===== Data provided =====

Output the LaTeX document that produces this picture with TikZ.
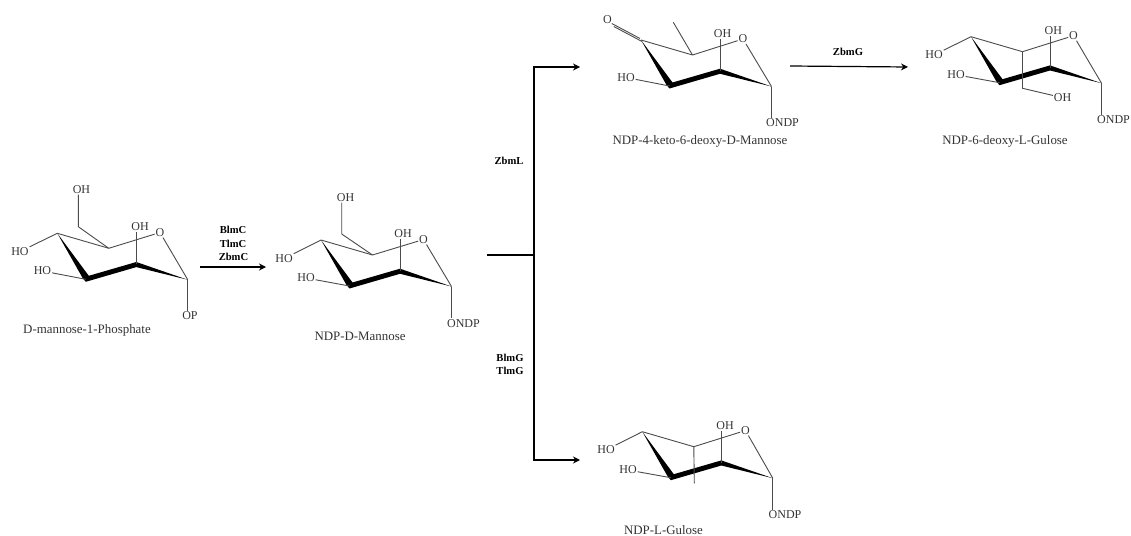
\documentclass[tikz,border=0pt]{standalone}
\usepackage{fontspec}
\setmainfont{Liberation Serif}
\usetikzlibrary{arrows.meta}
\definecolor{bondgrey}{gray}{0.3}
\definecolor{labelgrey}{gray}{0.2}
\tikzset{
  bond/.style={draw=bondgrey,line width=0.9pt},
  atomlabel/.style={inner sep=0.8pt,text=labelgrey,font=\fontsize{12}{13}\selectfont},
  caption/.style={inner sep=0pt,text=labelgrey,font=\fontsize{12.9}{14}\selectfont},
  enzyme/.style={inner sep=0pt,text=black,font=\fontsize{10.6}{11}\selectfont\bfseries},
  reaction/.style={draw=black,line width=1.2pt},
  reactionarrow/.style={reaction,-{Stealth[length=7pt,width=7pt]}}
}
% #1 prefix, #2 x, #3 y of the upper-left ring carbon
\newcommand{\chairring}[3]{%
  \begin{scope}[shift={(#2,#3)}]
    \coordinate (#1a) at (0,0);
    \coordinate (#1b) at (28.5,46);
    \coordinate (#1c) at (79,31);
    \coordinate (#1d) at (130.5,46.5);
    \coordinate (#1e) at (51.5,15);
    \fill[black] (0,0) -- (25.5,45) -- (28.5,48.5) -- (79,33.8) -- (130.5,46.5)
      -- (79,28.7) -- (31.5,42.5) -- cycle;
    \draw[bond] (#1a) -- (#1e);
  \end{scope}%
}
\begin{document}
\begin{tikzpicture}[x=1pt,y=-1pt]
\clip (0,0) rectangle (1131,535);
\useasboundingbox (0,0) rectangle (1131,535);
\fill[white] (0,0) rectangle (1131,535);

% --- D-mannose-1-phosphate
\chairring{p}{57.3}{233.3}
\node[atomlabel] (pO) at (160,232.5) {O};
\node[atomlabel] (pOH) at (140,227) {OH};
\node[atomlabel] (pHOa) at (20,251.5) {HO};
\node[atomlabel] (pHOb) at (42.5,271) {HO};
\node[atomlabel] (pOP) at (190,316) {OP};
\node[atomlabel] (pOHt) at (81.5,189.5) {OH};
\coordinate (pCH) at (78.3,226.7);
\draw[bond] (pe) -- (pO);
\draw[bond] (pO) -- (pd);
\draw[bond] (pc) -- (pc |- pOH.south);
\draw[bond] (pa) -- (pHOa);
\draw[bond] (pb) -- (pHOb);
\draw[bond] (pd) -- (pd |- pOP.north);
\draw[bond] (pe) -- (pCH) -- (pCH |- pOHt.south);
\node[caption] (pcap) at (87,330) {D-mannose-1-Phosphate};

% --- NDP-D-Mannose
\chairring{m}{321}{240}
\node[atomlabel] (mO) at (423.5,239.5) {O};
\node[atomlabel] (mOH) at (403,234) {OH};
\node[atomlabel] (mHOa) at (284,258.5) {HO};
\node[atomlabel] (mHOb) at (306,278) {HO};
\node[atomlabel] (mOND) at (463.5,323.5) {ONDP};
\node[atomlabel] (mOHt) at (345.5,197.5) {OH};
\coordinate (mCH) at (341.7,234);
\draw[bond] (me) -- (mO);
\draw[bond] (mO) -- (md);
\draw[bond] (mc) -- (mc |- mOH.south);
\draw[bond] (ma) -- (mHOa);
\draw[bond] (mb) -- (mHOb);
\draw[bond] (md) -- (md |- mOND.north);
\draw[bond] (me) -- (mCH) -- (mCH |- mOHt.south);
\node[caption] (mcap) at (360,336) {NDP-D-Mannose};

% --- NDP-4-keto-6-deoxy-D-Mannose
\chairring{k}{641}{40}
\node[atomlabel] (kO) at (743,39) {O};
\node[atomlabel] (kOH) at (722.5,33.5) {OH};
\node[atomlabel] (kOk) at (607.5,20) {O};
\node[atomlabel] (kHO) at (626,77.5) {HO};
\node[atomlabel] (kOND) at (782.5,122.7) {ONDP};
\coordinate (kMe) at (673.3,22.3);
\draw[bond] (ke) -- (kO);
\draw[bond] (kO) -- (kd);
\draw[bond] (kc) -- (kc |- kOH.south);
\draw[bond] (kb) -- (kHO);
\draw[bond] (kd) -- (kd |- kOND.north);
\draw[bond] (ke) -- (kMe);
\draw[bond] ([yshift=-1.5pt,xshift=1pt]ka) -- ([yshift=-1.5pt,xshift=1pt]kOk.south east);
\draw[bond] ([yshift=1.5pt,xshift=-1pt]ka) -- ([yshift=1.5pt,xshift=-1pt]kOk.south east);
\node[caption] (kcap) at (700,141) {NDP-4-keto-6-deoxy-D-Mannose};

% --- NDP-6-deoxy-L-Gulose
\chairring{g}{971}{36.7}
\node[atomlabel] (gO) at (1073.5,35.7) {O};
\node[atomlabel] (gOH) at (1053.3,30.7) {OH};
\node[atomlabel] (gHOa) at (934,55) {HO};
\node[atomlabel] (gHOb) at (956,74.7) {HO};
\node[atomlabel] (gOHb) at (1062.5,97.7) {OH};
\node[atomlabel] (gOND) at (1113.5,120) {ONDP};
\coordinate (gCH) at (1022.5,88.3);
\draw[bond] (ge) -- (gO);
\draw[bond] (gO) -- (gd);
\draw[bond] (gc) -- (gc |- gOH.south);
\draw[bond] (ga) -- (gHOa);
\draw[bond] (gb) -- (gHOb);
\draw[bond] (gd) -- (gd |- gOND.north);
\draw[bond] (ge) -- (gCH) -- (gOHb);
\node[caption] (gcap) at (1005,141) {NDP-6-deoxy-L-Gulose};

% --- NDP-L-Gulose
\chairring{l}{642.3}{431.7}
\node[atomlabel] (lO) at (745.5,430.5) {O};
\node[atomlabel] (lOH) at (725,425.5) {OH};
\node[atomlabel] (lHOa) at (606,450) {HO};
\node[atomlabel] (lHOb) at (628,470) {HO};
\node[atomlabel] (lOND) at (785,515) {ONDP};
\coordinate (lMe) at (694.3,483.3);
\draw[bond] (le) -- (lO);
\draw[bond] (lO) -- (ld);
\draw[bond] (lc) -- (lc |- lOH.south);
\draw[bond] (la) -- (lHOa);
\draw[bond] (lb) -- (lHOb);
\draw[bond] (ld) -- (ld |- lOND.north);
\draw[bond] (le) -- (lMe);
\node[caption,anchor=base] (lcap) at (663.5,534) {NDP-L-Gulose};

% --- reaction arrows
\coordinate (r1s) at (200,267);
\coordinate (r1e) at (266,267);
\draw[reactionarrow] (r1s) -- (r1e);
\node[enzyme] (e1) at (233,230) {BlmC};
\node[enzyme] (e2) at (233,243.5) {TlmC};
\node[enzyme] (e3) at (233.5,257) {ZbmC};

\coordinate (js) at (487,255);
\coordinate (jm) at (534,255);
\coordinate (jt) at (534,67);
\coordinate (jb) at (534,460);
\coordinate (jte) at (580,67);
\coordinate (jbe) at (580,460);
\draw[reaction] (js) -- (jm);
\draw[reactionarrow] (jm) -- (jt) -- (jte);
\draw[reactionarrow] (jm) -- (jb) -- (jbe);
\node[enzyme] (e4) at (509,161) {ZbmL};
\node[enzyme] (e5) at (510,358) {BlmG};
\node[enzyme] (e6) at (510,371) {TlmG};

\coordinate (r2s) at (790,66);
\coordinate (r2e) at (908,67);
\draw[reactionarrow] (r2s) -- (r2e);
\node[enzyme] (e7) at (848,52) {ZbmG};
\end{tikzpicture}
\end{document}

=====

◆ **Your objective**
Reproduce every line above as written, skipping pictures.

◆ **Exercise output**
Output the LaTeX document that produces this picture with TikZ.
\documentclass[tikz,border=0pt]{standalone}
\usepackage{fontspec}
\setmainfont{Liberation Serif}
\usetikzlibrary{arrows.meta}
\definecolor{bondgrey}{gray}{0.3}
\definecolor{labelgrey}{gray}{0.2}
\tikzset{
  bond/.style={draw=bondgrey,line width=0.9pt},
  atomlabel/.style={inner sep=0.8pt,text=labelgrey,font=\fontsize{12}{13}\selectfont},
  caption/.style={inner sep=0pt,text=labelgrey,font=\fontsize{12.9}{14}\selectfont},
  enzyme/.style={inner sep=0pt,text=black,font=\fontsize{10.6}{11}\selectfont\bfseries},
  reaction/.style={draw=black,line width=1.2pt},
  reactionarrow/.style={reaction,-{Stealth[length=7pt,width=7pt]}}
}
% #1 prefix, #2 x, #3 y of the upper-left ring carbon
\newcommand{\chairring}[3]{%
  \begin{scope}[shift={(#2,#3)}]
    \coordinate (#1a) at (0,0);
    \coordinate (#1b) at (28.5,46);
    \coordinate (#1c) at (79,31);
    \coordinate (#1d) at (130.5,46.5);
    \coordinate (#1e) at (51.5,15);
    \fill[black] (0,0) -- (25.5,45) -- (28.5,48.5) -- (79,33.8) -- (130.5,46.5)
      -- (79,28.7) -- (31.5,42.5) -- cycle;
    \draw[bond] (#1a) -- (#1e);
  \end{scope}%
}
\begin{document}
\begin{tikzpicture}[x=1pt,y=-1pt]
\clip (0,0) rectangle (1131,535);
\useasboundingbox (0,0) rectangle (1131,535);
\fill[white] (0,0) rectangle (1131,535);

% --- D-mannose-1-phosphate
\chairring{p}{57.3}{233.3}
\node[atomlabel] (pO) at (160,232.5) {O};
\node[atomlabel] (pOH) at (140,227) {OH};
\node[atomlabel] (pHOa) at (20,251.5) {HO};
\node[atomlabel] (pHOb) at (42.5,271) {HO};
\node[atomlabel] (pOP) at (190,316) {OP};
\node[atomlabel] (pOHt) at (81.5,189.5) {OH};
\coordinate (pCH) at (78.3,226.7);
\draw[bond] (pe) -- (pO);
\draw[bond] (pO) -- (pd);
\draw[bond] (pc) -- (pc |- pOH.south);
\draw[bond] (pa) -- (pHOa);
\draw[bond] (pb) -- (pHOb);
\draw[bond] (pd) -- (pd |- pOP.north);
\draw[bond] (pe) -- (pCH) -- (pCH |- pOHt.south);
\node[caption] (pcap) at (87,330) {D-mannose-1-Phosphate};

% --- NDP-D-Mannose
\chairring{m}{321}{240}
\node[atomlabel] (mO) at (423.5,239.5) {O};
\node[atomlabel] (mOH) at (403,234) {OH};
\node[atomlabel] (mHOa) at (284,258.5) {HO};
\node[atomlabel] (mHOb) at (306,278) {HO};
\node[atomlabel] (mOND) at (463.5,323.5) {ONDP};
\node[atomlabel] (mOHt) at (345.5,197.5) {OH};
\coordinate (mCH) at (341.7,234);
\draw[bond] (me) -- (mO);
\draw[bond] (mO) -- (md);
\draw[bond] (mc) -- (mc |- mOH.south);
\draw[bond] (ma) -- (mHOa);
\draw[bond] (mb) -- (mHOb);
\draw[bond] (md) -- (md |- mOND.north);
\draw[bond] (me) -- (mCH) -- (mCH |- mOHt.south);
\node[caption] (mcap) at (360,336) {NDP-D-Mannose};

% --- NDP-4-keto-6-deoxy-D-Mannose
\chairring{k}{641}{40}
\node[atomlabel] (kO) at (743,39) {O};
\node[atomlabel] (kOH) at (722.5,33.5) {OH};
\node[atomlabel] (kOk) at (607.5,20) {O};
\node[atomlabel] (kHO) at (626,77.5) {HO};
\node[atomlabel] (kOND) at (782.5,122.7) {ONDP};
\coordinate (kMe) at (673.3,22.3);
\draw[bond] (ke) -- (kO);
\draw[bond] (kO) -- (kd);
\draw[bond] (kc) -- (kc |- kOH.south);
\draw[bond] (kb) -- (kHO);
\draw[bond] (kd) -- (kd |- kOND.north);
\draw[bond] (ke) -- (kMe);
\draw[bond] ([yshift=-1.5pt,xshift=1pt]ka) -- ([yshift=-1.5pt,xshift=1pt]kOk.south east);
\draw[bond] ([yshift=1.5pt,xshift=-1pt]ka) -- ([yshift=1.5pt,xshift=-1pt]kOk.south east);
\node[caption] (kcap) at (700,141) {NDP-4-keto-6-deoxy-D-Mannose};

% --- NDP-6-deoxy-L-Gulose
\chairring{g}{971}{36.7}
\node[atomlabel] (gO) at (1073.5,35.7) {O};
\node[atomlabel] (gOH) at (1053.3,30.7) {OH};
\node[atomlabel] (gHOa) at (934,55) {HO};
\node[atomlabel] (gHOb) at (956,74.7) {HO};
\node[atomlabel] (gOHb) at (1062.5,97.7) {OH};
\node[atomlabel] (gOND) at (1113.5,120) {ONDP};
\coordinate (gCH) at (1022.5,88.3);
\draw[bond] (ge) -- (gO);
\draw[bond] (gO) -- (gd);
\draw[bond] (gc) -- (gc |- gOH.south);
\draw[bond] (ga) -- (gHOa);
\draw[bond] (gb) -- (gHOb);
\draw[bond] (gd) -- (gd |- gOND.north);
\draw[bond] (ge) -- (gCH) -- (gOHb);
\node[caption] (gcap) at (1005,141) {NDP-6-deoxy-L-Gulose};

% --- NDP-L-Gulose
\chairring{l}{642.3}{431.7}
\node[atomlabel] (lO) at (745.5,430.5) {O};
\node[atomlabel] (lOH) at (725,425.5) {OH};
\node[atomlabel] (lHOa) at (606,450) {HO};
\node[atomlabel] (lHOb) at (628,470) {HO};
\node[atomlabel] (lOND) at (785,515) {ONDP};
\coordinate (lMe) at (694.3,483.3);
\draw[bond] (le) -- (lO);
\draw[bond] (lO) -- (ld);
\draw[bond] (lc) -- (lc |- lOH.south);
\draw[bond] (la) -- (lHOa);
\draw[bond] (lb) -- (lHOb);
\draw[bond] (ld) -- (ld |- lOND.north);
\draw[bond] (le) -- (lMe);
\node[caption,anchor=base] (lcap) at (663.5,534) {NDP-L-Gulose};

% --- reaction arrows
\coordinate (r1s) at (200,267);
\coordinate (r1e) at (266,267);
\draw[reactionarrow] (r1s) -- (r1e);
\node[enzyme] (e1) at (233,230) {BlmC};
\node[enzyme] (e2) at (233,243.5) {TlmC};
\node[enzyme] (e3) at (233.5,257) {ZbmC};

\coordinate (js) at (487,255);
\coordinate (jm) at (534,255);
\coordinate (jt) at (534,67);
\coordinate (jb) at (534,460);
\coordinate (jte) at (580,67);
\coordinate (jbe) at (580,460);
\draw[reaction] (js) -- (jm);
\draw[reactionarrow] (jm) -- (jt) -- (jte);
\draw[reactionarrow] (jm) -- (jb) -- (jbe);
\node[enzyme] (e4) at (509,161) {ZbmL};
\node[enzyme] (e5) at (510,358) {BlmG};
\node[enzyme] (e6) at (510,371) {TlmG};

\coordinate (r2s) at (790,66);
\coordinate (r2e) at (908,67);
\draw[reactionarrow] (r2s) -- (r2e);
\node[enzyme] (e7) at (848,52) {ZbmG};
\end{tikzpicture}
\end{document}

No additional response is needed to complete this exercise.